= John Sinclair (New Zealand politician) =

New Zealand politician

Sir John Robert Sinclair (1850 – 3 December 1940) was a lawyer and a member of the New Zealand Legislative Council from 1907 to 1914, and from 1918 to 1932.

Caricature by David Low

Sinclair was born in Anglesey in Wales in 1850. His father was Scottish and had moved to Anglesey in the 1830s. He received his early education in Wales before coming with his family to Port Chalmers in New Zealand in the early 1860s. Sinclair continued his secondary school education in Dunedin and the University of Otago, from where he graduated in 1875.

Based in Dunedin, he worked as a solicitor for the Dunedin City Council, other municipal bodies, and the Dunedin Drainage Board. Prior to his appointment to the Legislative Council, he took no part in political life, but had been chairman of the Otago High Schools Board, and held several directorships with finance companies. He became a partner in a firm in Dunedin and two of his other partners, Frederick Chapman and William Cunningham MacGregor later became judges of the Supreme Court. He was a member of a number of organisations, including the Chamber of Commerce, the Otago Acclimatisation Society, the Athenaeum Committee, the Dunedin Horticultural Society, the Arts Society, and the Amenities and Town Planning Society.

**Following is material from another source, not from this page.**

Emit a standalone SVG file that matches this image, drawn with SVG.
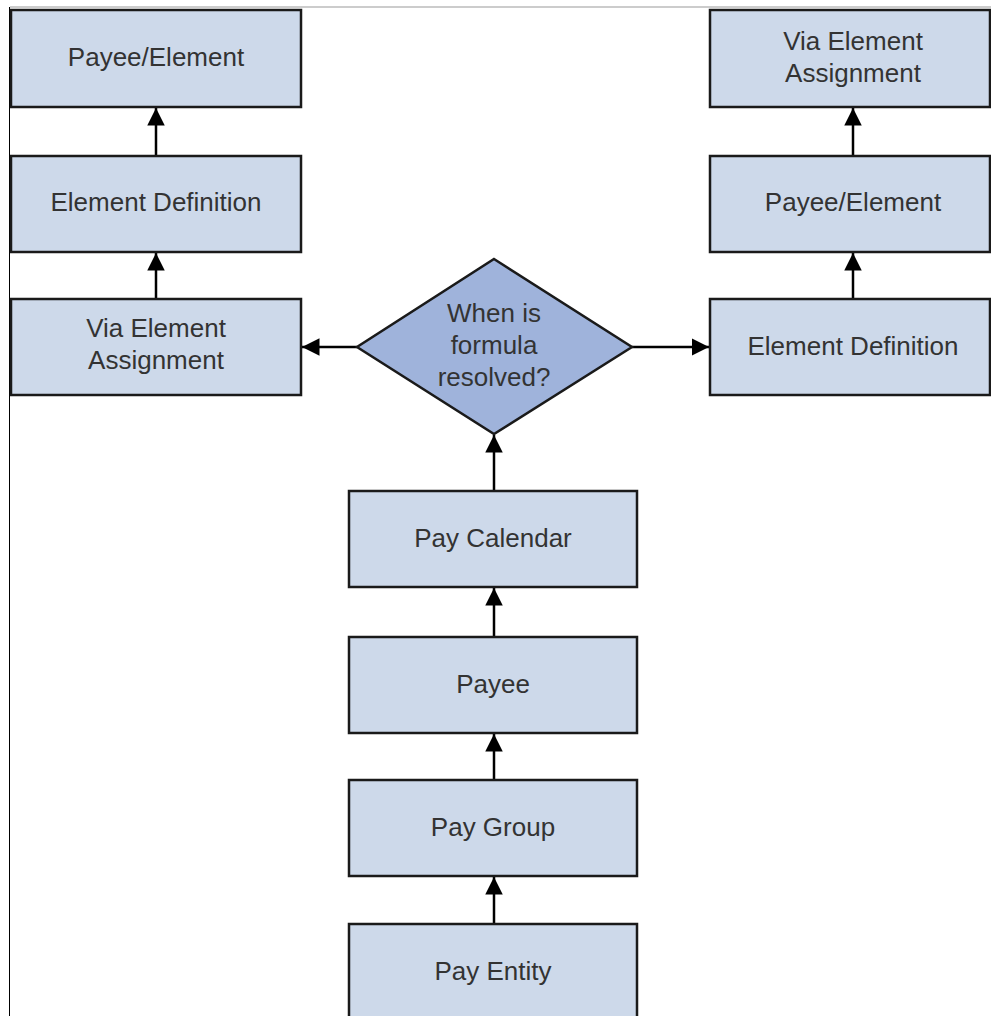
<svg xmlns="http://www.w3.org/2000/svg" width="991" height="1016" viewBox="0 0 991 1016">
<style>
.box{fill:#cdd9ea;stroke:#1a1a1a;stroke-width:2.5}
.dia{fill:#9fb3db;stroke:#1a1a1a;stroke-width:2.5}
.t{font-family:"Liberation Sans",Arial,sans-serif;font-size:26px;fill:#333;text-anchor:middle}
.c{stroke:#000;stroke-width:2.5;fill:none;marker-end:url(#ah)}
</style>
<defs>
<marker id="ah" viewBox="0 0 10 10" refX="10" refY="5" markerWidth="7" markerHeight="7" orient="auto" markerUnits="strokeWidth">
<path d="M0,0 L10,5 L0,10 Z" fill="#000"/>
</marker>
</defs>
<rect width="991" height="1016" fill="#fff"/>
<line x1="10" y1="7" x2="991" y2="7" stroke="#999" stroke-width="1"/>
<line x1="9.5" y1="7" x2="9.5" y2="1016" stroke="#000" stroke-width="1"/>
<g id="connectors">
<line class="c" x1="156" y1="156" x2="156" y2="108"/>
<line class="c" x1="156" y1="299" x2="156" y2="253"/>
<line class="c" x1="853" y1="156" x2="853" y2="108"/>
<line class="c" x1="853" y1="299" x2="853" y2="253"/>
<line class="c" x1="357" y1="347" x2="302" y2="347"/>
<line class="c" x1="632" y1="347" x2="709" y2="347"/>
<line class="c" x1="494" y1="491" x2="494" y2="435"/>
<line class="c" x1="494" y1="637" x2="494" y2="588"/>
<line class="c" x1="494" y1="780" x2="494" y2="734"/>
<line class="c" x1="494" y1="924" x2="494" y2="877"/>
</g>
<g id="n-l1"><rect class="box" x="11" y="10" width="290" height="97"/><text class="t" x="156" y="66">Payee/Element</text></g>
<g id="n-l2"><rect class="box" x="11" y="156" width="290" height="96"/><text class="t" x="156" y="211">Element Definition</text></g>
<g id="n-l3"><rect class="box" x="11" y="299" width="290" height="96"/><text class="t" x="156" y="337">Via Element</text><text class="t" x="156" y="369">Assignment</text></g>
<g id="n-r1"><rect class="box" x="710" y="10" width="280" height="97"/><text class="t" x="853" y="50">Via Element</text><text class="t" x="853" y="82">Assignment</text></g>
<g id="n-r2"><rect class="box" x="710" y="156" width="280" height="96"/><text class="t" x="853" y="211">Payee/Element</text></g>
<g id="n-r3"><rect class="box" x="710" y="299" width="280" height="96"/><text class="t" x="853" y="355">Element Definition</text></g>
<g id="n-dia"><polygon class="dia" points="494,259 632,347 494,434 357,347"/><text class="t" x="494" y="322">When is</text><text class="t" x="494" y="354">formula</text><text class="t" x="494" y="386">resolved?</text></g>
<g id="n-cal"><rect class="box" x="349" y="491" width="288" height="96"/><text class="t" x="493" y="547">Pay Calendar</text></g>
<g id="n-payee"><rect class="box" x="349" y="637" width="288" height="96"/><text class="t" x="493" y="693">Payee</text></g>
<g id="n-group"><rect class="box" x="349" y="780" width="288" height="96"/><text class="t" x="493" y="836">Pay Group</text></g>
<g id="n-entity"><rect class="box" x="349" y="924" width="288" height="100"/><text class="t" x="493" y="980">Pay Entity</text></g>
</svg>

He was appointed to the Legislative Council on 22 January 1907 and served until the end of the expiry of his seven-year term on 21 January 1914; and 7 May 1918 to 6 May 1925 then 7 May 1925 to 6 May 1932 when his term ended. He was appointed by the Liberal Government, then the Reform Government. He represented New Zealand on the Dominions Royal Commission from 1912 to 1917.

He was knighted in the 1918 New Year Honours, and the king passed the letters patent on 6 February 1918. He died on 3 December 1940, aged 90.